Terrifying anti-Muslim violence surged this week in Myanmar, exposing deep ethnic and religious tensions that are undermining efforts to stabilize the country and move forward with political and economic reforms. Myanmar’s democratic aspirations can never be fully realized if Muslims, who make up about 5 percent of the population, continue to be attacked and marginalized by Buddhists, the majority of the population. At least 44 people have died since March in sectarian mob violence.

News reports from the northern city of Lashio, near the border with China, told how Buddhist mobs, reacting to a quarrel between a Buddhist woman selling gasoline and her Muslim customer, on Tuesday and Wednesday set fire to a mosque, a Muslim school and shops. A government official said one Muslim man was killed and four Buddhists were wounded in the violence.

The clashes suggested that radical strains of Buddhism may be spreading. Many old hatreds have been unleashed in the last year as Myanmar struggles to make its transition from a half-century of authoritarian rule to democracy. The Kachin ethnic group has been fighting the government in the north. Meanwhile, the Muslim Rohingya people have been denied citizenship and are severely mistreated in the western state of Rakhine, where the local government recently restricted Rohingya family size to two children. Across Myanmar, hundreds of thousands of people, mostly Muslims, have been displaced.

All too often, police and security officials have been accused of failing to prevent attacks on minorities or being complicit in them. On Thursday, Reuters reported that hundreds of Muslim families in Lashio had sought shelter in a heavily guarded Buddhist monastery after mobs terrorized the city. Authorities moved quickly to stem the violence by deploying troops, banning unlawful assembly and setting up roadblocks. But experts agree that security forces need better training and equipment to carry out their role in a fragile democracy.
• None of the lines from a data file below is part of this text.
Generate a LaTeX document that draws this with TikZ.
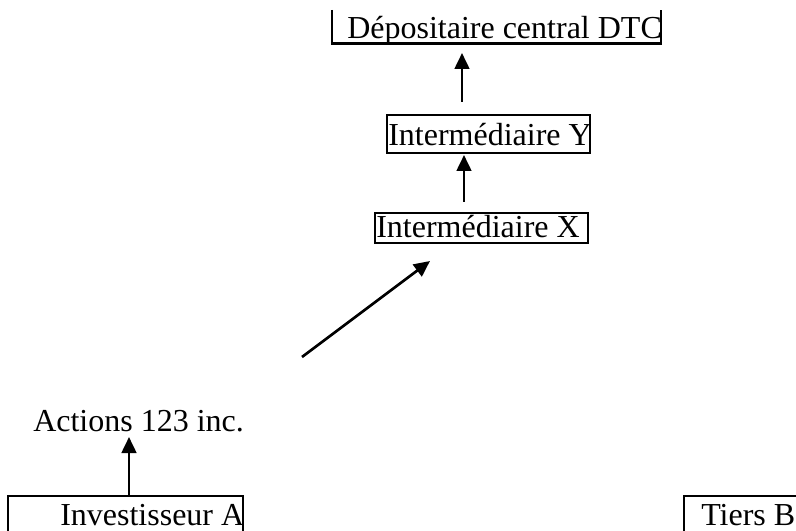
\documentclass[tikz,border=0pt]{standalone}
\usepackage{fontspec}
\setmainfont{Liberation Serif}
\usetikzlibrary{arrows.meta}
\tikzset{
  lbl/.style={anchor=base west, inner sep=0pt, font=\fontsize{24pt}{28pt}\selectfont},
  boxline/.style={line width=1.8pt},
  arr/.style={line width=2pt, -{Triangle[length=12pt, width=11pt]}}
}
\begin{document}
\begin{tikzpicture}[x=0.75pt, y=-0.75pt]
\useasboundingbox (0,0) rectangle (796,531);
% boxes
\draw[boxline] (332,10) -- (332,43.5) -- (661,43.5) -- (661,10);
\draw[boxline] (387,115) rectangle (590,153);
\draw[boxline] (375,213) rectangle (588,243);
\draw[boxline] (8,531) -- (8,496) -- (243,496) -- (243,531);
\draw[boxline] (684,531) -- (684,496) -- (796,496);
% texts
\node[lbl] (dtc) at (347,38.5) {Dépositaire central DTC};
\node[lbl] (y) at (388,146) {Intermédiaire Y};
\node[lbl] (x) at (376,238) {Intermédiaire X};
\node[lbl] (act) at (33,431) {Actions 123 inc.};
\node[lbl] (inv) at (60,525) {Investisseur A};
\node[lbl] (tb) at (701,525) {Tiers B};
% connector ends
\coordinate (a1s) at (462,102);
\coordinate (a1e) at (462,53);
\coordinate (a2s) at (464,202);
\coordinate (a2e) at (464,155);
\coordinate (a3s) at (302,357);
\coordinate (a3e) at (430,261);
\coordinate (a4s) at (129,495);
\coordinate (a4e) at (129,437);
\draw[arr] (a1s) -- (a1e);
\draw[arr] (a2s) -- (a2e);
\draw[arr] (a3s) -- (a3e);
\draw[arr] (a4s) -- (a4e);
\end{tikzpicture}
\end{document}
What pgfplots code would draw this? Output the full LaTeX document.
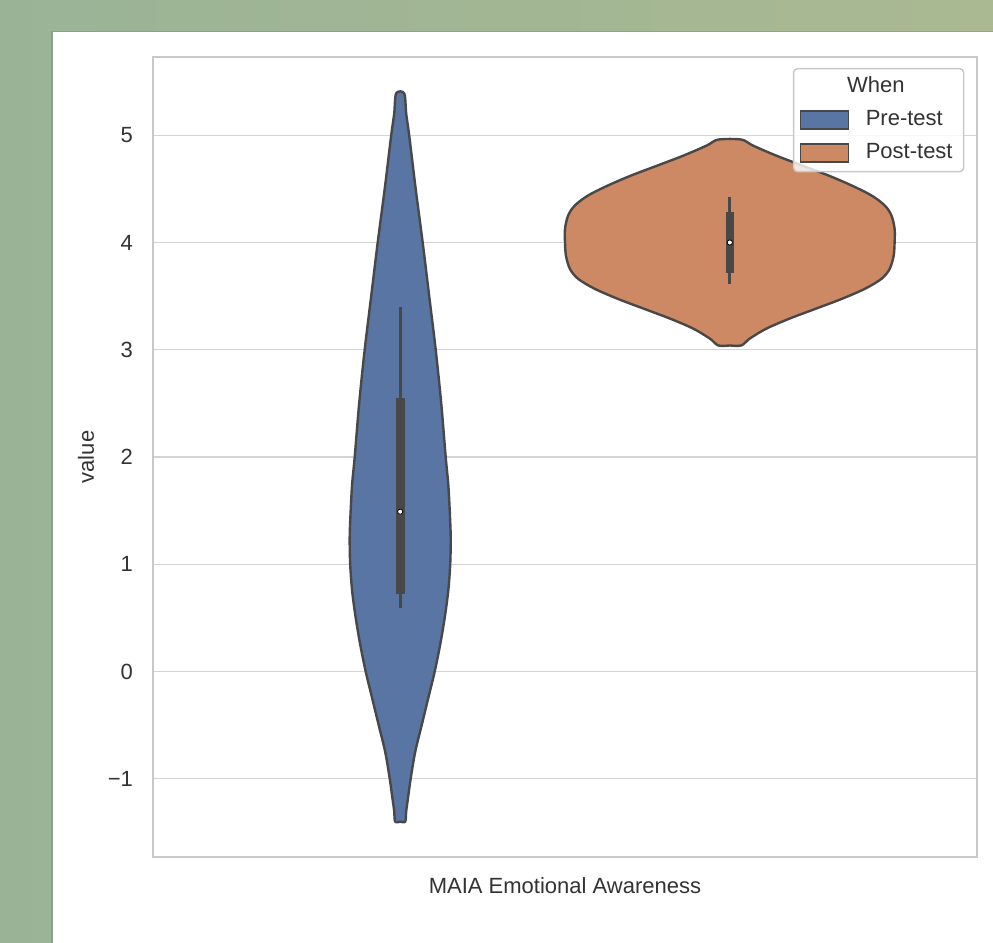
\documentclass[border=0pt]{standalone}
\usepackage{pgfplots}
\pgfplotsset{compat=1.18}
\usepackage{fontspec}
\setmainfont{Liberation Sans}
\definecolor{txt}{RGB}{51,51,51}
\definecolor{gridc}{RGB}{212,212,212}
\definecolor{framec}{RGB}{200,200,200}
\definecolor{preblue}{RGB}{89,117,164}
\definecolor{postorange}{RGB}{204,137,99}
\definecolor{edgec}{RGB}{72,72,72}
\definecolor{bgl}{RGB}{154,179,150}
\definecolor{bgr}{RGB}{170,185,146}
\newcommand{\chartfont}{\fontsize{11}{13.2}\selectfont}
\begin{document}
\begin{tikzpicture}
\useasboundingbox (-76.5pt,-43pt) rectangle (420pt,428.5pt);
\shade[left color=bgl, right color=bgr] (-76.5pt,-43pt) rectangle (420pt,428.5pt);
\fill[black, opacity=0.10] (-51pt,-43pt) rectangle (420pt,413.2pt);
\fill[white] (-50pt,-43pt) rectangle (420pt,412.5pt);
\begin{axis}[
  at={(0pt,0pt)}, anchor=south west,
  scale only axis, width=412pt, height=400pt,
  xmin=-0.5, xmax=0.5, ymin=-1.73, ymax=5.73,
  xtick={0}, xticklabels={MAIA Emotional Awareness},
  ytick={-1,0,1,2,3,4,5}, yticklabels={−1,0,1,2,3,4,5},
  major tick length=0pt,
  ymajorgrids, grid style={gridc, line width=0.6pt},
  axis line style={framec, line width=0.7pt},
  tick label style={font=\chartfont, text=txt},
  yticklabel style={xshift=-6.5pt},
  xticklabel style={yshift=-6.8pt},
  ylabel={value},
  ylabel style={at={(axis description cs:-0.0813,0.5)}, anchor=center, font=\chartfont, text=txt},
  legend cell align=left,
  legend style={at={(axis description cs:1,1)}, anchor=north east,
    xshift=-6.35pt, yshift=-5.5pt, draw=framec, line width=0.7pt,
    rounded corners=2pt, fill=white, fill opacity=0.8, draw opacity=1,
    text opacity=1, font=\chartfont, text=txt, inner xsep=2.5pt, inner ysep=1.5pt,
    row sep=1.0pt, nodes={inner sep=3pt, text height=7.5pt, text depth=2pt}},
  violin/.style={draw=edgec, line width=1.2pt, smooth, tension=0.5,
    legend image code/.code={\draw[##1, sharp corners, fill opacity=1, draw opacity=1, line width=0.9pt] (1pt,-4.5pt) rectangle (25pt,4.5pt); \path (30pt,0pt);}},
]
\addlegendimage{empty legend}
\addlegendentry{\hspace*{-9.3pt}When}

% Pre-test violin
\addplot[violin, fill=preblue] coordinates {
(-0.2000,-1.40) (-0.1939,-1.40) (-0.1927,-1.30) (-0.1909,-1.20) (-0.1873,-1.00)
(-0.1818,-0.75) (-0.1739,-0.50) (-0.1660,-0.25) (-0.1581,0.00) (-0.1515,0.25)
(-0.1460,0.50) (-0.1417,0.75) (-0.1393,1.00) (-0.1387,1.25) (-0.1399,1.50)
(-0.1417,1.75) (-0.1448,2.00) (-0.1502,2.50) (-0.1569,3.00) (-0.1648,3.50)
(-0.1727,4.00) (-0.1812,4.50) (-0.1891,5.00) (-0.1927,5.20) (-0.1951,5.39)
(-0.2049,5.39) (-0.2073,5.20) (-0.2109,5.00) (-0.2188,4.50) (-0.2273,4.00)
(-0.2352,3.50) (-0.2431,3.00) (-0.2498,2.50) (-0.2552,2.00) (-0.2583,1.75)
(-0.2601,1.50) (-0.2613,1.25) (-0.2607,1.00) (-0.2583,0.75) (-0.2540,0.50)
(-0.2485,0.25) (-0.2419,0.00) (-0.2340,-0.25) (-0.2261,-0.50) (-0.2182,-0.75)
(-0.2127,-1.00) (-0.2091,-1.20) (-0.2073,-1.30) (-0.2061,-1.40) (-0.2000,-1.40)
};
\addlegendentry{Pre-test}
\addplot[edgec, line width=1.6pt, forget plot] coordinates {(-0.2,0.59) (-0.2,3.40)};
\addplot[edgec, line width=4.4pt, forget plot] coordinates {(-0.2,0.72) (-0.2,2.55)};
\addplot[only marks, mark=*, mark size=1.3pt, mark options={fill=white, draw=none}, forget plot] coordinates {(-0.2,1.49)};

% Post-test violin
\addplot[violin, fill=postorange] coordinates {
(0.2000,3.040) (0.2140,3.040) (0.2240,3.103) (0.2441,3.196) (0.2720,3.289)
(0.3041,3.382) (0.3361,3.475) (0.3641,3.569) (0.3842,3.662) (0.3941,3.755)
(0.3989,3.879) (0.4000,4.003) (0.4000,4.128) (0.3962,4.252) (0.3881,4.345)
(0.3721,4.438) (0.3481,4.531) (0.3200,4.624) (0.2881,4.717) (0.2561,4.811)
(0.2281,4.904) (0.2140,4.960)
(0.1860,4.960) (0.1719,4.904) (0.1439,4.811) (0.1119,4.717) (0.0800,4.624)
(0.0519,4.531) (0.0279,4.438) (0.0119,4.345) (0.0038,4.252) (0.0000,4.128)
(0.0000,4.003) (0.0011,3.879) (0.0059,3.755) (0.0158,3.662) (0.0359,3.569)
(0.0639,3.475) (0.0959,3.382) (0.1280,3.289) (0.1559,3.196) (0.1760,3.103)
(0.1860,3.040) (0.2000,3.040)
};
\addlegendentry{Post-test}
\addplot[edgec, line width=1.6pt, forget plot] coordinates {(0.2,3.61) (0.2,4.42)};
\addplot[edgec, line width=4.2pt, forget plot] coordinates {(0.2,3.72) (0.2,4.28)};
\addplot[only marks, mark=*, mark size=1.3pt, mark options={fill=white, draw=none}, forget plot] coordinates {(0.2,4.00)};
\end{axis}
\end{tikzpicture}
\end{document}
It will not be easy for President Thein Sein to achieve the multiethnic, multireligious vision for Myanmar that he outlined in a speech earlier this month, but that must be the goal. He has to make clear that extremism will not be tolerated and that those responsible for the violence, including security officials who refuse to protect minorities, will be brought to justice. He will need strong support from Daw Aung San Suu Kyi, the Nobel Peace Prize laureate and leading opposition politician, who has not always spoken out on minority issues.

The United States and other countries supporting Myanmar’s transition, as well as international companies eager to do business there, must impress on Mr. Sein and his government that Myanmar’s promise could evaporate if they cannot control the deadly sectarianism gaining strength there.